I keep missing US presidents

At various stages in the last two or three months I've had posts planned on Reagan, Clinton and Bush and never finished any of them. All three are beguiling, frightening and amusing in their way; certainly it would have been possible for me to have posted two very different messages on each of them; the public rehabilitation of Reagan and (to a lesser extent) Clinton has been fascinating to say the least. Nightmarish thoughts abound as to how Thatcher will be remembered when she dies. Amongst the many stories I've read about Reagan recently (most of which have concurred with the new reading of him - that his methods and his diplomatic skill were gravely misjudged by his critics) the story I liked best was how he would alarm the Russians by earnestly explaining that, in the event of an alien attack, he saw them working together against the common enemy.

Most interesting about the nostalgic re-evaluation of his career is the implication that America (and the Western World) is suddenly hugely nostalgic for the days where American identity and security was - comparatively - a more straightforward matter. Communism was an enemy which may have galvanised America's collective aggression and fear but it elicited, especially under Reagan, a bold decisiveness, even if, in supporting the hotchpotch of dictators and bandits who resisted Russia ("my enemy's enemy is my friend"), the short and long term effects were catastrophic (although I concede, because it is in vogue, that the cold war was ultimately ended under Reagan). Under Reagan America seemed to have a common purpose (apart from get richer if you were rich or get poorer if you were poor). Bush may have gone after Saddam with the same eagerness to identify and destroy an 'enemy', but the people of America are gradually realising that the world is emphatically not a safer place for it. 270 injured in car bombs today.

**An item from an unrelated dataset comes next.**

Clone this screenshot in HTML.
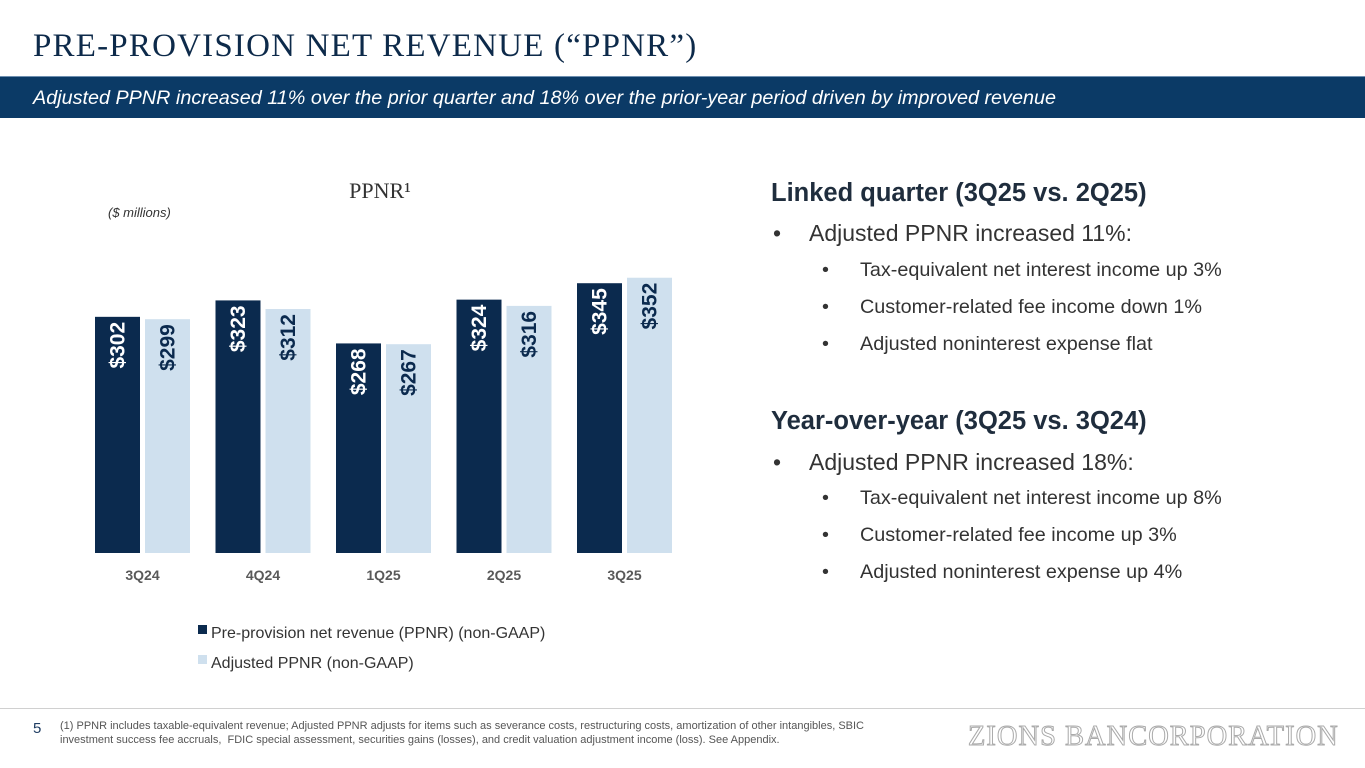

Writing in yesterday's Guardian David Aaronovitch wrote, of Bill Clinton - who sought solace during the Monica Lewinsky scandal by reading the writings of Marcus Aurelius (a Roman emperor who shared Clinton's fondness for both affection and talking): "There is no grandeur to be had now. These days Reagan is a great president, because these are not great days. They are messy and difficult and bloody, full of awful choices. It is no good blaming Bill because, as Marcus Aurelius himself said, real life is more like wrestling than dancing."